August knocked July out as Tucson's hottest month ever, as the longest and most brutal heat wave in recent memory here continued.
Summer 2020 also won the dubious distinction of being Tucson's hottest summer since climate records started being kept here in 1897, the National Weather Service said Monday.
Through Sunday, August's average daily temperature was 92.3 degrees. That's nearly a full degree warmer than July's average daily temperature of 91.5 degrees, the weather service said. That average daily temperature had made July the hottest month ever recorded in Tucson.
This August's average daily temperature so far has been 7.1 degrees above August's normal average daily temperature of 85.2 degrees. It stands at more than 2 degrees above the previous August record of 90.2 degrees, set in 1994.
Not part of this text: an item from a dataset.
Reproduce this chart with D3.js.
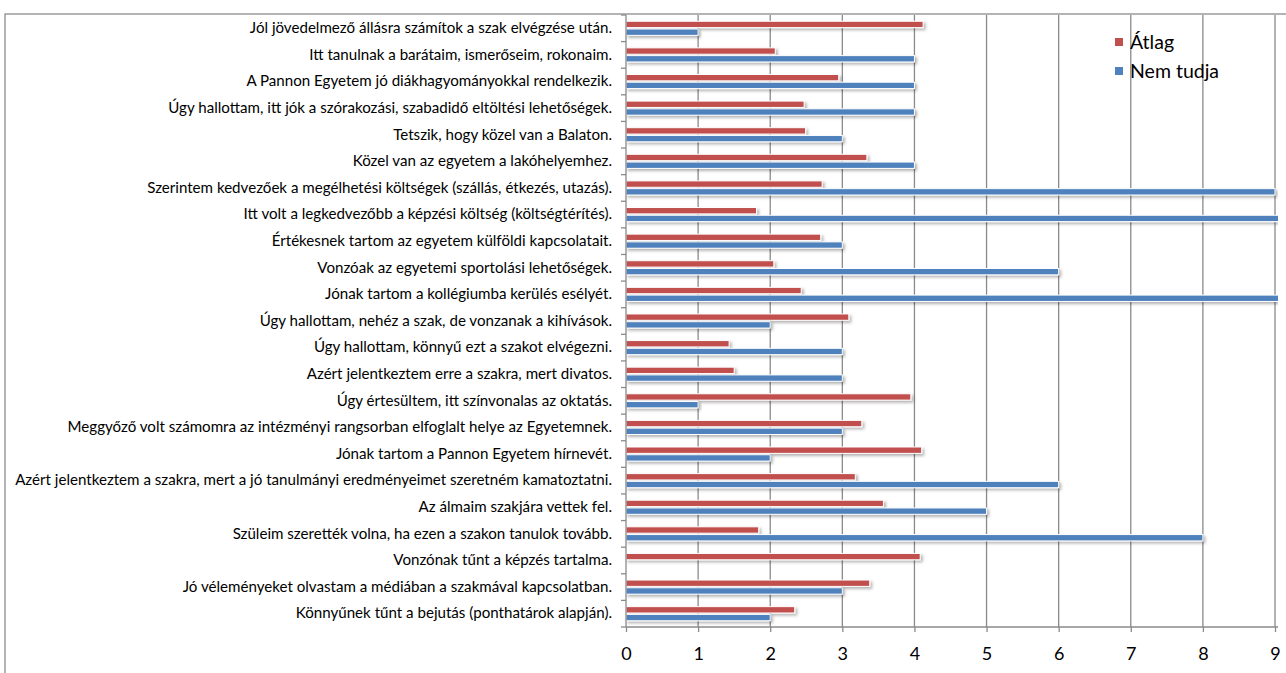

While Monday's cooler weather will definitely lower August's monthly average temperature, it won't lower it enough to put this month's average below July's, said Carl Serniglia, a weather service meteorologist.
Unlike many summer seasons, this August's scorching days were a bigger factor in setting the record than warm nights, whose temperatures are propped up by the urban heat island effect. The heat island effect is caused by the proliferation of pavement and buildings that absorb the sun's heat during daylight hours and radiate them out at night.
August's average daily high temperature was 105.7 degrees, more than eight degrees above the normal for August of 97.4 degrees. The average low was 78.9, more than five degrees above the normal August low temperature of 73.3 degrees.
"It was awful," Serniglia said of August's heat. "We had 4 days in August of 110 degrees or hotter and 26 days of 100 or better."
Specifics on the record summer 2020 heat will be available on Tuesday, weather service officials said.
The weather service has blamed this summer's unrelenting heat on a high pressure system that hung over this state and neighboring New Mexico much longer than normal, breaking up only late last week when monsoon rains finally arrived and temperatures dropped sharply.
Without conducting more research, scientists generally don't like to attribute short-term weather fluctuations to long-term climate change caused by greenhouse gas emissions. But many climate scientists have said that the number and intensity of extreme heat waves is likely to increase over time due to longer-term warming patterns.